== INSTRUCTIONS FOR THE TASK ==
Give only the number of lines that contain the word "this".

---------- DATASET SECTION ----------

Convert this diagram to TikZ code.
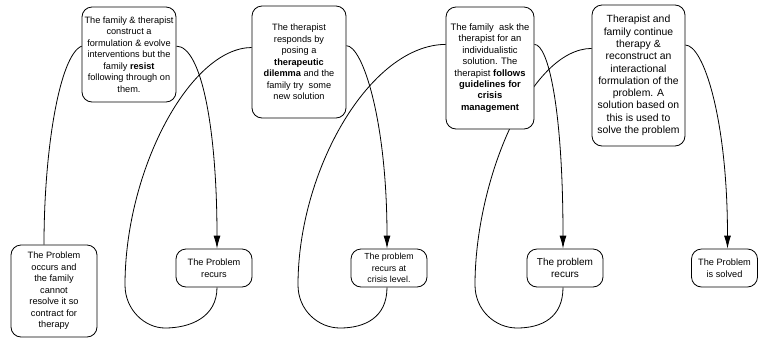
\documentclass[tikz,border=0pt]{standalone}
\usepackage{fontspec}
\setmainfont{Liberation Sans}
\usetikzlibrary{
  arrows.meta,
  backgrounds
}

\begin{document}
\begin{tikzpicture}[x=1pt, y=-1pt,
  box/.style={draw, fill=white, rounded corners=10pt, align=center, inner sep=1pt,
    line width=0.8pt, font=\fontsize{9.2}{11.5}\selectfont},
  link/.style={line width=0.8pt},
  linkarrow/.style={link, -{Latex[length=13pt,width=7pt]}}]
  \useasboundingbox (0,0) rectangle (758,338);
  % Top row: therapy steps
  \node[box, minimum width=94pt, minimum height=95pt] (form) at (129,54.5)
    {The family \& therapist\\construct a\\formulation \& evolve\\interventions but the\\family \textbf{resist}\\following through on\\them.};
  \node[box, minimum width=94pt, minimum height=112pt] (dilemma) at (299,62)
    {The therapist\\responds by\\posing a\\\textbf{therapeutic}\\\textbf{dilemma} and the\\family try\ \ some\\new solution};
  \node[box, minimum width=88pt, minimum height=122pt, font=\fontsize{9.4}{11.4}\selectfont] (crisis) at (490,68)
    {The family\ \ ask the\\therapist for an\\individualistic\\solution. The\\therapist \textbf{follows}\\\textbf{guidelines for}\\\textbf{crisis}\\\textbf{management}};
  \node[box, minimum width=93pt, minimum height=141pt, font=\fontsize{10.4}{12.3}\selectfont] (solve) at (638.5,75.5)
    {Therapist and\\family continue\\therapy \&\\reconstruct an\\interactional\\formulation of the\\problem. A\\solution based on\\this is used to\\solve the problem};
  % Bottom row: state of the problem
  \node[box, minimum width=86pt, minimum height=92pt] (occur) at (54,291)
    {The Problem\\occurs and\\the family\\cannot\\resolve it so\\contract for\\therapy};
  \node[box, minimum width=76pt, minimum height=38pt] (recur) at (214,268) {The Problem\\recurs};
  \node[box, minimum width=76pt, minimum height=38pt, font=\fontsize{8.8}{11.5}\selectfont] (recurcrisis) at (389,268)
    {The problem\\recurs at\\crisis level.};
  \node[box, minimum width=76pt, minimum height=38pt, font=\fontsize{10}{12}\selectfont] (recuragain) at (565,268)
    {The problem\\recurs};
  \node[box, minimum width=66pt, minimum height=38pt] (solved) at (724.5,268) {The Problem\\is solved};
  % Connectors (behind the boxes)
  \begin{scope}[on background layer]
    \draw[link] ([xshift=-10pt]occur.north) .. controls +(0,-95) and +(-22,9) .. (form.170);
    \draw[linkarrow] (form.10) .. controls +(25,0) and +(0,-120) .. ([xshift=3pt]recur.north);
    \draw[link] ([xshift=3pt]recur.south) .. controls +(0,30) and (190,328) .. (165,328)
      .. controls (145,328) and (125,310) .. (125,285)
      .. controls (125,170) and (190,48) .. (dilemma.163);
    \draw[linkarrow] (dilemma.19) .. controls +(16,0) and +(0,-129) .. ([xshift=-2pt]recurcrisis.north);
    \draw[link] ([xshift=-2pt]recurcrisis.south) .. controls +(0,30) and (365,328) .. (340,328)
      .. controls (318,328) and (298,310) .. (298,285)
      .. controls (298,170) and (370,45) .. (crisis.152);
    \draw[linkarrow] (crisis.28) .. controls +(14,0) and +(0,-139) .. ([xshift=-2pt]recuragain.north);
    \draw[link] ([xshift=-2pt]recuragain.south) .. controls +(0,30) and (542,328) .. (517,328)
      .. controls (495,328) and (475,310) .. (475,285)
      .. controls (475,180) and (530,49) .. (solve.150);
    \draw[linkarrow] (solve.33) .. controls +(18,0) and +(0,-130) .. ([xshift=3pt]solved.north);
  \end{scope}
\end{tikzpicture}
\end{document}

----------

== THE ANSWER ==
2